Now how do I get to file_to_format.py? I found another example of prettifying code using prettifyAddins. At first glance, this would have done the job. But this only apply black to Python files. I wanted a way to format Python code chunks in RMarkdown.

But what I did get from this addin is the idea to write out the extracted code to a temporary file to be formatted.

tmpFile <- tempfile(fileext = ".py")
writeLines(code, tmpFile)

I got some feedback that if there are lots of code blocks, there will be lots of input/output writing that can cause things to slow down. Unfortunately, I couldn’t find a way to cleanly stream code directly to black without dealing with a long-troubleshooting-with-escaping-quotes headache4.

Now after styling with black, I can reinject the code using this code here.

contents <- style_black(code)
studioapi::modifyRange(
  location = capture[["selection"]][[1]][["range"]],
  text = contents,
  id = capture[["id"]])

This pulls the location metadata from the initial source context when we extracted the text from the editor.

All is well. My initial goal is done. But I got challenged to see if I could then apply this formatting on all Python code chunks in an RMarkdown or Quarto document.

Based on how I have been extracting code and replacing it, I expected a world of hurt from a number of for loops and making sure I was tracking code positions correctly5.

Thanks to Alex, they gave me code similar to the below that solves just this.

document <- parsermd::parse_rmd(file, parse_yaml = FALSE)

document <- purrr::modify_if(
  document,
  .p = function(chunk) {
    inherits(chunk, "rmd_chunk") &&
      identical(chunk$engine, "python") &&
      # Check whether code chunk explicitly says `black = FALSE`
      ifelse(is.null(chunk$options$black),
             TRUE,
             as.logical(chunk$options$black))
  },
  .f = function(chunk) {
    chunk$code <- style_black(chunk$code)
    chunk
  }
)

writeLines(parsermd::as_document(document), file)

I was mostly unfamiliar with the functions here, but ultimately, this makes use of the {parsermd} R package. This package parsed the Markdown-like document into an abstract-syntax tree (AST) to then be manipulated programmatically6.

With that complete, I now have two ways to format Python code:

  1. Style selected code that I highlighted
  2. Style all Python code blocks in an entire RMarkdown/Quarto document

The last step is to then specify my functions in inst/rstudio/addins.dcf so that RStudio knows these are addins like below.

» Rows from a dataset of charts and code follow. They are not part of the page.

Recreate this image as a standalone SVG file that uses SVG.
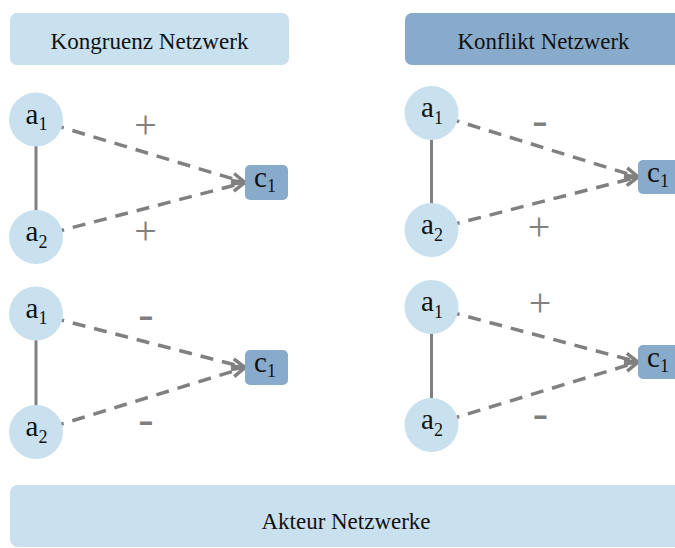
<svg xmlns="http://www.w3.org/2000/svg" width="675" height="548" viewBox="0 0 675 548">
<defs>
<style>
.hdr-light{fill:#c9e0ee}
.hdr-dark{fill:#88abcc}
.actor{fill:#c9e0ee}
.concept{fill:#88abcc}
text{font-family:'Liberation Serif','DejaVu Serif','Noto Serif',serif}
.title{font-size:23px;fill:#111;text-anchor:middle}
.lbl{font-size:29px;fill:#111;text-anchor:middle}
.sub{font-size:18px}
.plus{font-size:40px;fill:#808080;text-anchor:middle}
.minus{font-size:46px;fill:#808080;text-anchor:middle}
.solid{stroke:#808080;stroke-width:3;fill:none}
.dash{stroke:#808080;stroke-width:3.5;fill:none;stroke-dasharray:13 9;stroke-dashoffset:6;marker-end:url(#chev)}
</style>
<marker id="chev" markerUnits="userSpaceOnUse" markerWidth="16" markerHeight="14" refX="13" refY="6" orient="auto" overflow="visible">
<path d="M0,0.5 L13,6 L0,11.5" fill="none" stroke="#808080" stroke-width="3.5"/>
</marker>
</defs>

<g id="header-kongruenz">
<rect class="hdr-light" x="10" y="13" width="279" height="52" rx="7"/>
<text class="title" x="149.5" y="48.5" textLength="198" lengthAdjust="spacingAndGlyphs">Kongruenz Netzwerk</text>
</g>
<g id="header-konflikt">
<rect class="hdr-dark" x="405" y="13" width="279" height="52" rx="7"/>
<text class="title" x="543.5" y="48.5" textLength="172" lengthAdjust="spacingAndGlyphs">Konflikt Netzwerk</text>
</g>
<g id="footer-akteur">
<rect class="actor" x="10" y="485" width="675" height="62" rx="8"/>
<text class="title" x="346" y="528.5" textLength="169" lengthAdjust="spacingAndGlyphs">Akteur Netzwerke</text>
</g>

<g id="connectors">
<line class="solid" x1="36" y1="119.5" x2="36" y2="237"/>
<line class="dash" x1="36" y1="119.5" x2="245" y2="182.5"/>
<line class="dash" x1="36" y1="237" x2="245" y2="182.5"/>
<line class="solid" x1="36" y1="313.5" x2="36" y2="432"/>
<line class="dash" x1="36" y1="313.5" x2="245" y2="367.5"/>
<line class="dash" x1="36" y1="432" x2="245" y2="367.5"/>
<line class="solid" x1="431.5" y1="113" x2="431.5" y2="230"/>
<line class="dash" x1="431.5" y1="113" x2="638" y2="177"/>
<line class="dash" x1="431.5" y1="230" x2="638" y2="177"/>
<line class="solid" x1="431.5" y1="307" x2="431.5" y2="425"/>
<line class="dash" x1="431.5" y1="307" x2="638" y2="362"/>
<line class="dash" x1="431.5" y1="425" x2="638" y2="362"/>
</g>

<g id="edge-labels">
<text class="plus" x="145.5" y="137.5">+</text>
<text class="plus" x="145.5" y="243.5">+</text>
<text class="minus" x="146" y="328.7">-</text>
<text class="minus" x="146" y="434.4">-</text>
<text class="minus" x="540" y="134.9">-</text>
<text class="plus" x="539" y="240">+</text>
<text class="plus" x="540" y="316">+</text>
<text class="minus" x="540.5" y="427.9">-</text>
</g>

<g id="kong-pos-a1"><circle class="actor" cx="36" cy="119.5" r="27"/><text class="lbl" x="36.5" y="123.5">a<tspan class="sub" dy="6.5">1</tspan></text></g>
<g id="kong-pos-a2"><circle class="actor" cx="36" cy="237" r="27"/><text class="lbl" x="36.5" y="241">a<tspan class="sub" dy="6.5">2</tspan></text></g>
<g id="kong-pos-c1"><rect class="concept" x="245" y="165" width="43" height="35" rx="5"/><text class="lbl" x="265" y="187">c<tspan class="sub" dy="5">1</tspan></text></g>

<g id="kong-neg-a1"><circle class="actor" cx="36" cy="313.5" r="27"/><text class="lbl" x="36.5" y="317.5">a<tspan class="sub" dy="6.5">1</tspan></text></g>
<g id="kong-neg-a2"><circle class="actor" cx="36" cy="432" r="27"/><text class="lbl" x="36.5" y="436">a<tspan class="sub" dy="6.5">2</tspan></text></g>
<g id="kong-neg-c1"><rect class="concept" x="245" y="350" width="43" height="35" rx="5"/><text class="lbl" x="265" y="372">c<tspan class="sub" dy="5">1</tspan></text></g>

<g id="konf-a-a1"><circle class="actor" cx="431.5" cy="113" r="27"/><text class="lbl" x="432" y="117">a<tspan class="sub" dy="6.5">1</tspan></text></g>
<g id="konf-a-a2"><circle class="actor" cx="431.5" cy="230" r="27"/><text class="lbl" x="432" y="234">a<tspan class="sub" dy="6.5">2</tspan></text></g>
<g id="konf-a-c1"><rect class="concept" x="638" y="160" width="43" height="34" rx="5"/><text class="lbl" x="658" y="182">c<tspan class="sub" dy="5">1</tspan></text></g>

<g id="konf-b-a1"><circle class="actor" cx="431.5" cy="307" r="27"/><text class="lbl" x="432" y="311">a<tspan class="sub" dy="6.5">1</tspan></text></g>
<g id="konf-b-a2"><circle class="actor" cx="431.5" cy="425" r="27"/><text class="lbl" x="432" y="429">a<tspan class="sub" dy="6.5">2</tspan></text></g>
<g id="konf-b-c1"><rect class="concept" x="638" y="345" width="43" height="34" rx="5"/><text class="lbl" x="658" y="367">c<tspan class="sub" dy="5">1</tspan></text></g>
</svg>
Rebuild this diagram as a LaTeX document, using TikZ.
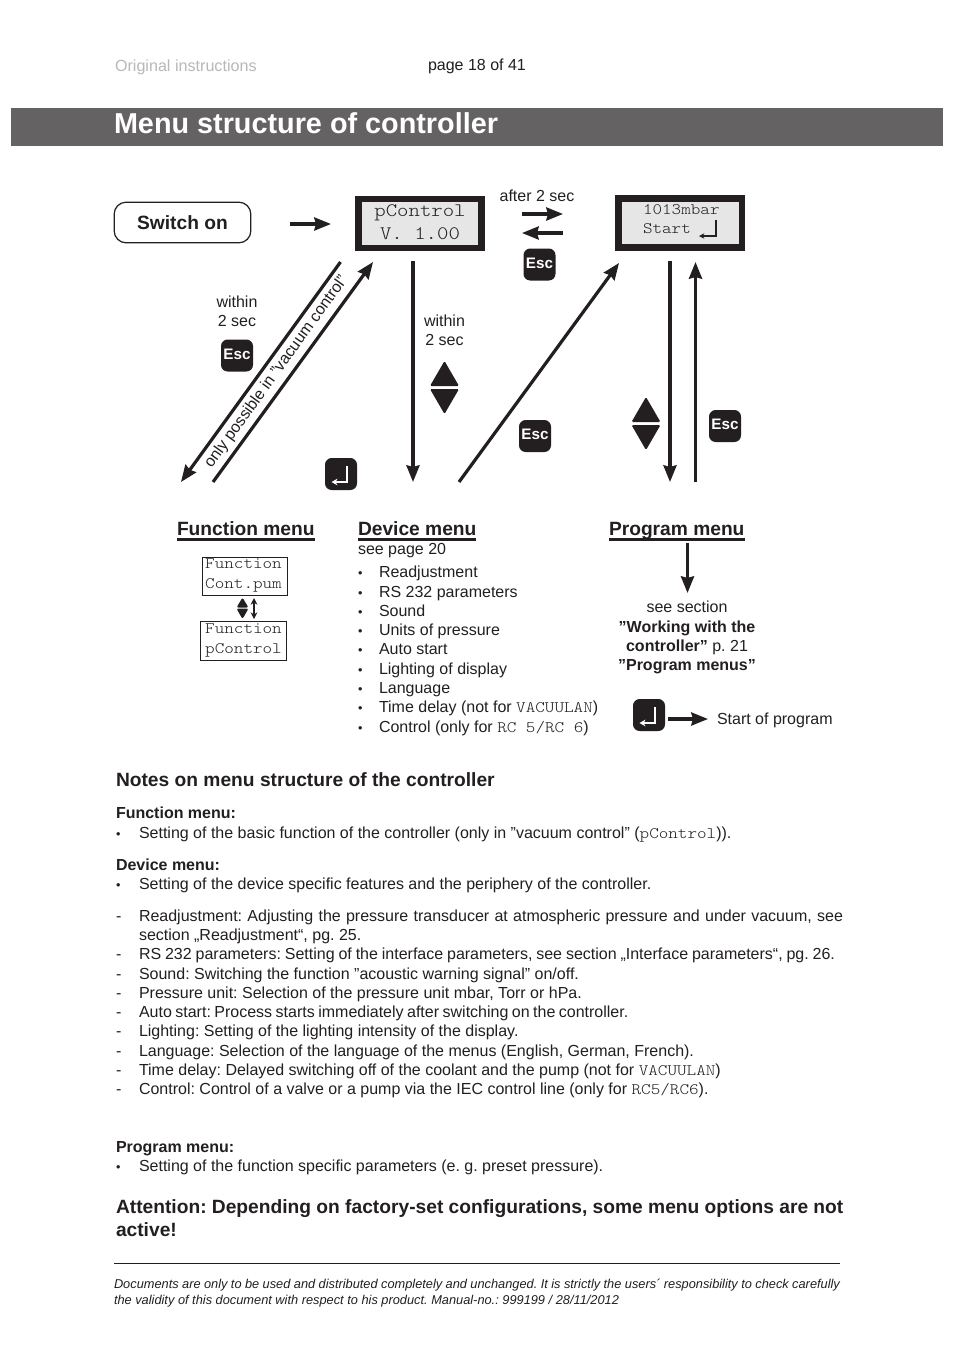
\documentclass[tikz,border=0pt]{standalone}
\usepackage{fontspec}
\usetikzlibrary{arrows.meta,calc}
\setmainfont{Liberation Sans}
\newfontfamily\lcd[FakeStretch=1.14]{Latin Modern Mono Light}
\definecolor{ink}{HTML}{231F20}
\definecolor{lcdbg}{HTML}{E6E6E6}
\definecolor{band}{HTML}{656263}
\newcommand{\fs}[1]{\fontsize{#1}{#1}\selectfont}
\newcommand{\mono}[1]{{\lcd\fs{12}#1}}
\newcommand{\fitline}[2]{\hbox to #1{\spaceskip=0.278em plus 1em minus 1em\relax #2}}
\tikzset{x=0.75pt,y=-0.75pt,
  every node/.style={inner sep=0pt,outer sep=0pt,text=ink},
  txt/.style={anchor=base west,font=\fs{12}},
  dot/.style={anchor=base west,font=\fs{9.5}},
  ctr/.style={anchor=base,font=\fs{12}},
  bld/.style={anchor=base west,font=\fs{12}\bfseries},
  head/.style={anchor=base west,font=\fs{14.4}\bfseries},
  foot/.style={anchor=base west,font=\fs{9.6}\itshape},
  conn/.style={draw=ink,line width=2.4pt},
  arr/.style={conn,-{Stealth[length=12.5pt,width=9.75pt,inset=1.2pt]}},
  lcdouter/.style={draw=none,fill=ink},
  lcdinner/.style={draw=none,fill=lcdbg},
  keybox/.style={draw=none,fill=ink,rounded corners=5pt,minimum width=24pt,minimum height=24pt},
  small/.style={draw=ink,line width=0.75pt},
  ulin/.style={draw=ink,line width=1.6pt}
}
% key symbols
\newcommand{\esckey}[3]{\node[keybox] (#1) at (#2,#3) {};
  \node[anchor=base,font=\fs{11.4}\bfseries,text=white] at ($(#1)+(0,3.5)$) {Esc};}
\newcommand{\enterkey}[3]{\node[keybox] (#1) at (#2,#3) {};
  \draw[white,line width=1.1pt,-{Stealth[length=4.5pt,width=5pt]}] ($(#1)+(6,-8)$) -- ($(#1)+(6,8)$) -- ($(#1)+(-9.5,8)$);}
\newcommand{\updown}[2]{%
  \fill[ink,rounded corners=1pt] (#1-14.5,#2-2) -- (#1,#2-27) -- (#1+14.5,#2-2) -- cycle;
  \fill[ink,rounded corners=1pt] (#1-14.5,#2+1) -- (#1,#2+26) -- (#1+14.5,#2+1) -- cycle;}
\begin{document}
\begin{tikzpicture}
\frenchspacing
\useasboundingbox (0,0) rectangle (954,1350);
\fill[white] (0,0) rectangle (954,1350);
% header
\node[anchor=base west,font=\fs{12.1},text=black!28] (orig) at (115,71) {Original instructions};
\node[txt] (page) at (428,70) {page 18 of 41};
\fill[band] (11,108) rectangle (943,146);
\node[anchor=base west,font=\fs{21.6}\bfseries,text=white] (title) at (114,133) {Menu structure of controller};
% switch on
\node[draw=ink,line width=0.9pt,rounded corners=9pt,minimum width=102.5pt,minimum height=30.5pt,font=\fs{14.4}\bfseries] (sw) at (182.5,222.5) {Switch on};
% lcd 1
\node[lcdouter,minimum width=97.5pt,minimum height=41.25pt] (lcdA) at (420,223.5) {};
\node[lcdinner,minimum width=87pt,minimum height=32.25pt] (lcdAi) at (420,223.5) {};
\node[anchor=base,font=\lcd\fs{14.3}] (a1) at (420,216) {pControl};
\node[anchor=base,font=\lcd\fs{14.3}] (a2) at (420,239) {V. 1.00};
% lcd 2
\node[lcdouter,minimum width=97.5pt,minimum height=42pt] (lcdB) at (680,223) {};
\node[lcdinner,minimum width=87.75pt,minimum height=31.5pt] (lcdBi) at (680.5,223) {};
\node[anchor=base west,font=\lcd\fs{12}] (b1) at (643,214) {1013mbar};
\node[anchor=base west,font=\lcd\fs{12}] (b2) at (643,233) {Start};
\draw[ink,line width=0.9pt,-{Stealth[length=4pt,width=4pt]}] (716,220) -- (716,236) -- (699,236);
% top arrows
\coordinate (c1) at (290,224); \coordinate (c2) at (331,224);
\draw[arr] (c1) -- (c2);
\node[ctr] (after) at (537,201) {after 2 sec};
\coordinate (c3) at (522,214); \coordinate (c4) at (563,214);
\draw[arr] (c3) -- (c4);
\coordinate (c5) at (563,233); \coordinate (c6) at (522,233);
\draw[arr] (c5) -- (c6);
\esckey{escA}{539.5}{264.5}
% diagonals
\coordinate (d1) at (340.5,262); \coordinate (d2) at (181,482);
\draw[arr] (d1) -- (d2);
\coordinate (d3) at (213,482); \coordinate (d4) at (373,262);
\draw[arr] (d3) -- (d4);
\node[font=\fs{12},rotate=54.2] (only) at (276.5,372) {only possible in ”vacuum control”};
\node[ctr] (w1) at (237,307) {within};
\node[ctr] (w2) at (237,326) {2 sec};
\esckey{escB}{237}{355.5}
\enterkey{entA}{341}{474}
% middle
\coordinate (e1) at (413,261); \coordinate (e2) at (413,482);
\draw[arr] (e1) -- (e2);
\node[ctr] (w3) at (444.5,326) {within};
\node[ctr] (w4) at (444.5,345) {2 sec};
\updown{444.5}{388}
\coordinate (f1) at (459,482); \coordinate (f2) at (619,263);
\draw[arr] (f1) -- (f2);
\esckey{escC}{535}{436}
% right
\coordinate (g1) at (670,261); \coordinate (g2) at (670,482);
\draw[arr] (g1) -- (g2);
\coordinate (g3) at (695.5,482); \coordinate (g4) at (695.5,262);
\draw[arr] (g3) -- (g4);
\updown{646}{424}
\esckey{escD}{725}{426}
% headings
\node[head] (hf) at (177,535) {Function menu};
\draw[ulin] (177,539.5) -- (315,539.5);
\node[head] (hd) at (358,535) {Device menu};
\draw[ulin] (358,539.5) -- (476,539.5);
\node[head] (hp) at (609,535) {Program menu};
\draw[ulin] (609,539.5) -- (745,539.5);
% function boxes
\node[small,minimum width=64pt,minimum height=29pt] (fb1) at (245,576.5) {};
\node[anchor=base,font=\lcd\fs{12}] at (243.5,568) {Function};
\node[anchor=base,font=\lcd\fs{12}] at (243.5,588) {Cont.pum};
\node[small,minimum width=64pt,minimum height=29.5pt] (fb2) at (243.5,641) {};
\node[anchor=base,font=\lcd\fs{12}] at (243.5,633) {Function};
\node[anchor=base,font=\lcd\fs{12}] at (243.5,653) {pControl};
\fill[ink,rounded corners=1.5pt] (236.5,607.5) -- (242.5,597.5) -- (248.5,607.5) -- cycle;
\fill[ink,rounded corners=1.5pt] (236.5,608.5) -- (242.5,619) -- (248.5,608.5) -- cycle;
\coordinate (h1) at (254,598); \coordinate (h2) at (254,619);
\draw[ink,line width=0.9pt,{Stealth[length=5pt,width=5pt]}-{Stealth[length=5pt,width=5pt]}] (h1) -- (h2);
% device list
\node[txt] at (358,554) {see page 20};
\foreach \yy/\tt in {577/Readjustment,597/RS 232 parameters,616/Sound,635/Units of pressure,654/Auto start,674/Lighting of display,693/Language,712/{Time delay (not for \mono{VACUULAN})},732/{Control (only for \mono{RC 5/RC 6})}}{
  \node[dot] at (358,\yy) {•};
  \node[txt] at (379,\yy) {\tt};
}
% program
\coordinate (p1) at (687.5,543); \coordinate (p2) at (687.5,593);
\draw[arr] (p1) -- (p2);
\node[ctr] at (687,612) {see section};
\node[ctr] at (687,632) {\bfseries ”Working with the};
\node[ctr] at (687,651) {\textbf{controller”} p. 21};
\node[ctr] at (687,670) {\bfseries ”Program menus”};
\enterkey{entB}{649}{715}
\coordinate (q1) at (668,719); \coordinate (q2) at (708,719);
\draw[arr] (q1) -- (q2);
\node[txt] at (717,724) {Start of program};
% notes
\node[anchor=base west,font=\fs{14.4}\bfseries] at (116,786) {Notes on menu structure of the controller};
\node[bld] at (116,818) {Function menu:};
\node[dot] at (116,838) {•};
\node[txt] at (139,838) {Setting of the basic function of the controller (only in ”vacuum control” (\mono{pControl})).};
\node[bld] at (116,870) {Device menu:};
\node[dot] at (116,889) {•};
\node[txt] at (139,889) {Setting of the device specific features and the periphery of the controller.};
\foreach \yy in {921,959,979,998,1017,1036,1056,1075,1094}{\node[txt] at (116,\yy) {-};}
\node[txt] at (139,921) {\fitline{528pt}{Readjustment: Adjusting the pressure transducer at atmospheric pressure and under vacuum, see}};
\node[txt] at (139,940) {section „Readjustment“, pg. 25.};
\node[txt] at (139,959) {\fitline{522pt}{RS 232 parameters: Setting of the interface parameters, see section „Interface parameters“, pg. 26.}};
\node[txt] at (139,979) {Sound: Switching the function ”acoustic warning signal” on/off.};
\node[txt] at (139,998) {Pressure unit: Selection of the pressure unit mbar, Torr or hPa.};
\node[txt] at (139,1017) {\fitline{367pt}{Auto start: Process starts immediately after switching on the controller.}};
\node[txt] at (139,1036) {Lighting: Setting of the lighting intensity of the display.};
\node[txt] at (139,1056) {Language: Selection of the language of the menus (English, German, French).};
\node[txt] at (139,1075) {Time delay: Delayed switching off of the coolant and the pump (not for \mono{VACUULAN})};
\node[txt] at (139,1094) {Control: Control of a valve or a pump via the IEC control line (only for \mono{RC5/RC6}).};
\node[bld] at (116,1152) {Program menu:};
\node[dot] at (116,1171) {•};
\node[txt] at (139,1171) {Setting of the function specific parameters (e. g. preset pressure).};
\node[head] at (116,1213) {\hbox to 545.5pt{Attention: Depending on factory-set configurations, some menu options are not}};
\node[head] at (116,1236) {active!};
\draw[ink,line width=0.6pt] (114,1263.5) -- (840,1263.5);
\node[foot] at (114,1288) {\fitline{544.5pt}{Documents are only to be used and distributed completely and unchanged. It is strictly the users´ responsibility to check carefully}};
\node[foot] at (114,1304) {the validity of this document with respect to his product. Manual-no.: 999199 / 28/11/2012};
\end{tikzpicture}
\end{document}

Name: Style selection with black
Description: Style selected Python code with black
Binding: style_black_selection
Interactive: true

Name: Style active file with black
Description: Style active RMarkdown or Quarto Python code blocks with black
Binding: style_active_file_black
Interactive: true

In conclusion, I hope you’ve enjoyed learning a bit on how to programmatically manipulate text in RStudio and now have a reference for if you too want to create your own RStudio addin. Here is the project again if you want to take a look order try it for yourself https://github.com/erictleung/pyblack.

  1. ICYMI Posit has an API to programmatically access RStudio! 

  2. I like to use these convenient {magrittr} functions besides the %>% 

  3. This returns more verbose stdout and stderr when formatting 

  4. This only works for simple examples like black --code "print ( 'hello, world' )" 

  5. This especially gets messy when injecting new code that will then change the initial text positions. Sounds like some recursive programming that I don’t want to get into. 

  6. This package is magic. I want to learn what more I can do with this later.